Papers by Keyword: ATJ Graphite

Abstract: The rocket nozzle throat is exposed to combustion gas of a high temperature. Therefore, it is important to select suitable material for the nozzle which can maintain its structural integrity at a high temperature and to evaluate the material for proper rocket nozzle design. ATJ graphite, as the candidate material for rocket nozzle throat, is studied. In this study, an experimental method to evaluate compressive fracture behavior of ATJ graphite is presented. In particular, the effects of specimen size, temperature and heating time on compressive strength were investigated. Three types of specimens were used in uniaxial tests at room temperature, where the ratios of diameter to length are 1/2 of ASTM standard specimen, one of type I specimen and 1/0.8 of type II, respectively. Also, two kinds of specimen, which were coated using antioxidant and non-coated respectively were tested at elevated temperature to investigate temperature dependency of compressive strength.

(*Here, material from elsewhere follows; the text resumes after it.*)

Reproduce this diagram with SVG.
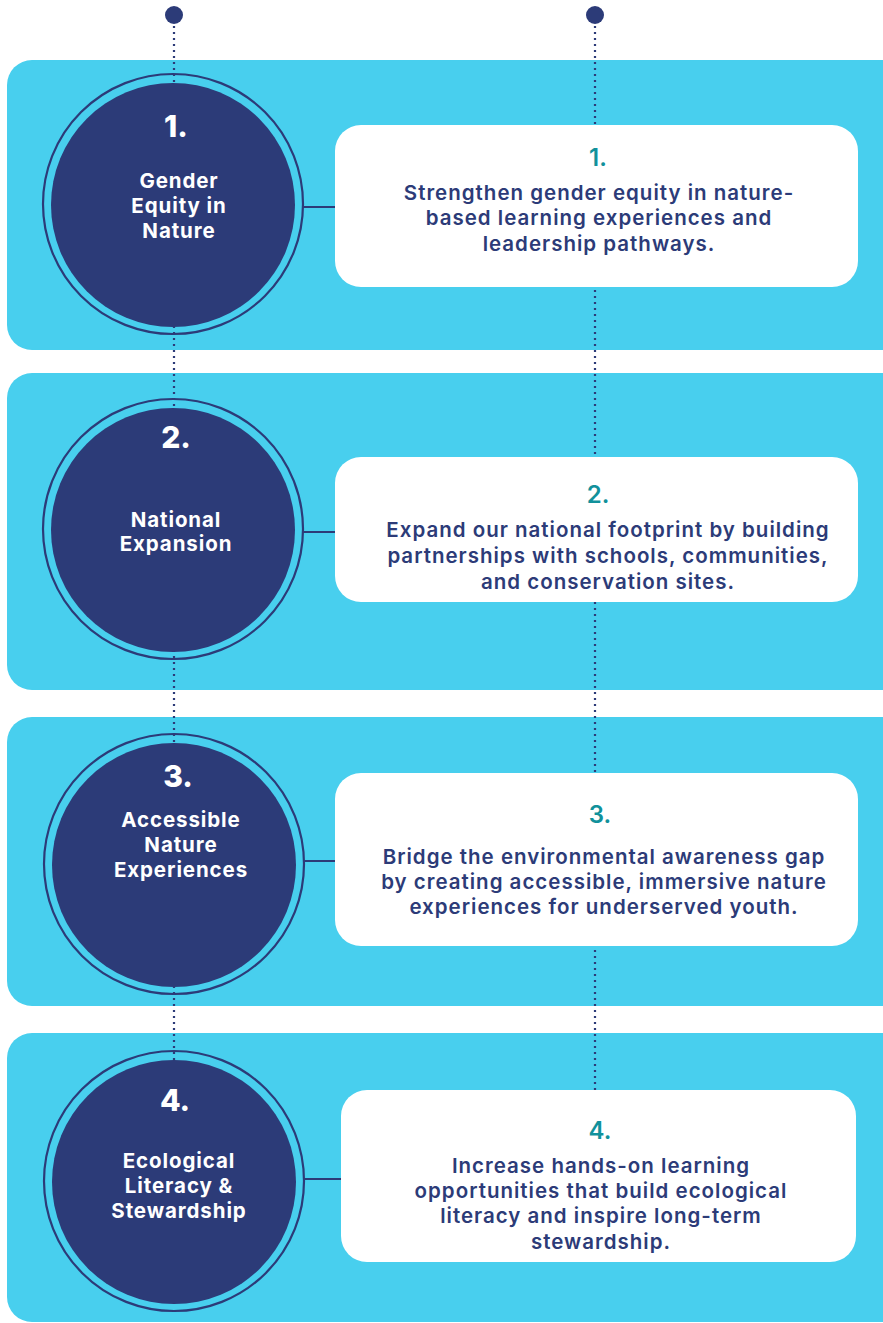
<svg xmlns="http://www.w3.org/2000/svg" width="883" height="1323" viewBox="0 0 883 1323">
<style>
.band{fill:#48CFEE}
.ring{fill:none;stroke:#2C3B78;stroke-width:2.2}
.disk{fill:#2C3B78}
.box{fill:#FFFFFF}
.dots{stroke:#2C3B78;stroke-width:2.2;stroke-dasharray:2 4;fill:none}
.link{stroke:#2C3B78;stroke-width:2.2;fill:none}
.cnum{font-family:Inter,"Liberation Sans",sans-serif;font-weight:800;font-size:30px;fill:#FFFFFF;text-anchor:middle}
.clab{font-family:Inter,"Liberation Sans",sans-serif;font-weight:700;font-size:20.5px;letter-spacing:0.9px;fill:#FFFFFF;text-anchor:middle}
.bnum{font-family:Inter,"Liberation Sans",sans-serif;font-weight:600;font-size:24px;fill:#11919B;text-anchor:middle}
.btxt{font-family:Inter,"Liberation Sans",sans-serif;font-weight:600;font-size:20.5px;letter-spacing:1px;fill:#2C3B78;text-anchor:middle}
</style>
<rect x="0" y="0" width="883" height="1323" fill="#FFFFFF"/>
<g id="bands">
<rect class="band" x="7" y="60" width="900" height="290" rx="25"/>
<rect class="band" x="7" y="373" width="900" height="317" rx="25"/>
<rect class="band" x="7" y="717" width="900" height="289" rx="25"/>
<rect class="band" x="7" y="1033" width="900" height="289" rx="25"/>
</g>
<g id="connectors">
<line class="dots" x1="174" y1="20" x2="174" y2="1181"/>
<line class="dots" x1="595" y1="20" x2="595" y2="1090"/>
<line class="link" x1="303" y1="207" x2="336" y2="207"/>
<line class="link" x1="303" y1="532" x2="336" y2="532"/>
<line class="link" x1="303" y1="861" x2="336" y2="861"/>
<line class="link" x1="303" y1="1179" x2="342" y2="1179"/>
</g>
<g id="start-dots">
<circle cx="174" cy="15" r="9" fill="#2C3B78"/>
<circle cx="595" cy="15" r="9" fill="#2C3B78"/>
</g>
<g id="circle-1">
<circle class="ring" cx="173" cy="204" r="130"/>
<circle class="disk" cx="173" cy="205" r="122"/>
<text class="cnum" x="176" y="137">1.</text>
<text class="clab" x="179" y="188">Gender</text>
<text class="clab" x="179" y="213">Equity in</text>
<text class="clab" x="179" y="238">Nature</text>
</g>
<g id="circle-2">
<circle class="ring" cx="173" cy="529" r="130"/>
<circle class="disk" cx="173" cy="530" r="122"/>
<text class="cnum" x="176" y="448">2.</text>
<text class="clab" x="176" y="527">National</text>
<text class="clab" x="176" y="551">Expansion</text>
</g>
<g id="circle-3">
<circle class="ring" cx="174" cy="864" r="130"/>
<circle class="disk" cx="174" cy="865" r="122"/>
<text class="cnum" x="178" y="787">3.</text>
<text class="clab" x="181" y="827">Accessible</text>
<text class="clab" x="181" y="852">Nature</text>
<text class="clab" x="181" y="877">Experiences</text>
</g>
<g id="circle-4">
<circle class="ring" cx="174" cy="1181" r="130"/>
<circle class="disk" cx="174" cy="1182" r="122"/>
<text class="cnum" x="175" y="1111">4.</text>
<text class="clab" x="179" y="1168">Ecological</text>
<text class="clab" x="179" y="1193">Literacy &amp;</text>
<text class="clab" x="179" y="1218">Stewardship</text>
</g>
<g id="box-1">
<rect class="box" x="335" y="125" width="523" height="162" rx="26"/>
<text class="bnum" x="598" y="166">1.</text>
<text class="btxt" x="599" y="200">Strengthen gender equity in nature-</text>
<text class="btxt" x="599" y="225">based learning experiences and</text>
<text class="btxt" x="599" y="251">leadership pathways.</text>
</g>
<g id="box-2">
<rect class="box" x="335" y="457" width="523" height="145" rx="26"/>
<text class="bnum" x="598" y="503">2.</text>
<text class="btxt" x="608" y="537">Expand our national footprint by building</text>
<text class="btxt" x="608" y="563">partnerships with schools, communities,</text>
<text class="btxt" x="608" y="589">and conservation sites.</text>
</g>
<g id="box-3">
<rect class="box" x="335" y="773" width="523" height="173" rx="26"/>
<text class="bnum" x="600" y="823">3.</text>
<text class="btxt" x="604" y="864">Bridge the environmental awareness gap</text>
<text class="btxt" x="604" y="889">by creating accessible, immersive nature</text>
<text class="btxt" x="604" y="914">experiences for underserved youth.</text>
</g>
<g id="box-4">
<rect class="box" x="341" y="1090" width="515" height="172" rx="26"/>
<text class="bnum" x="600" y="1139">4.</text>
<text class="btxt" x="601" y="1173">Increase hands-on learning</text>
<text class="btxt" x="601" y="1198">opportunities that build ecological</text>
<text class="btxt" x="601" y="1223">literacy and inspire long-term</text>
<text class="btxt" x="601" y="1249">stewardship.</text>
</g>
</svg>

Abstract: The purpose of the present study is to evaluate thermal shock properties of the ATJ graphite using laser irradiation techniques. Cracks of thermal shock specimens are initiated by maximum tensile stress field. Thermal shock resistance of the ATJ graphite is correlated with thermal parameter and mechanical property. To simulate the thermal stress conditions of rocket nozzle throat for the evaluation of the thermal shock resistance of ATJ graphite, the laser irradiation was applied at the central area of disk specimen. Thermal shock resistance was related to the geometry, the maximum stress, and the thermal and mechanical property. Also the analyses of transient temperature and thermal stress were performed by the finite element method with nonlinear code ABAQUS. Analyses were specially performed for several kinds of shape to determine the minimum power density which could be cracked the specimen. The shape of the thermal shock specimen which was cracked under the lower power density was obtained and the result will be proved to the test.

Abstract: Graphite has been developed as heat resistant material. To apply a reliable structural design using graphite, it is very important to investigate thermal shock characteristics. The common experimental methods of thermal shock fracture toughness are quenching and arc discharging heating methods. This paper describes experimental technique to evaluate the thermal shock fracture toughness using laser irradiation and proposes that a critical value of laser power can be a measurement to evaluate heat resistant materials. The laser source is CO₂ laser having maximum power of 4.0kW. The range of laser beam is from 1.0 to 2.7 kW and the beam duration is fixed at 1sec. K and C type thermocouples were used to measure the temperature distribution of a thermal shock fracture toughness specimen. In this study, the temperature distribution of specimen surfaces and critical laser power was investigated. After test, the surface phenomenon of specimen is examined using radiography and SEM. It is concluded that the critical laser power causing fracture can be the major factor of thermal shock fracture toughness of ATJ graphite.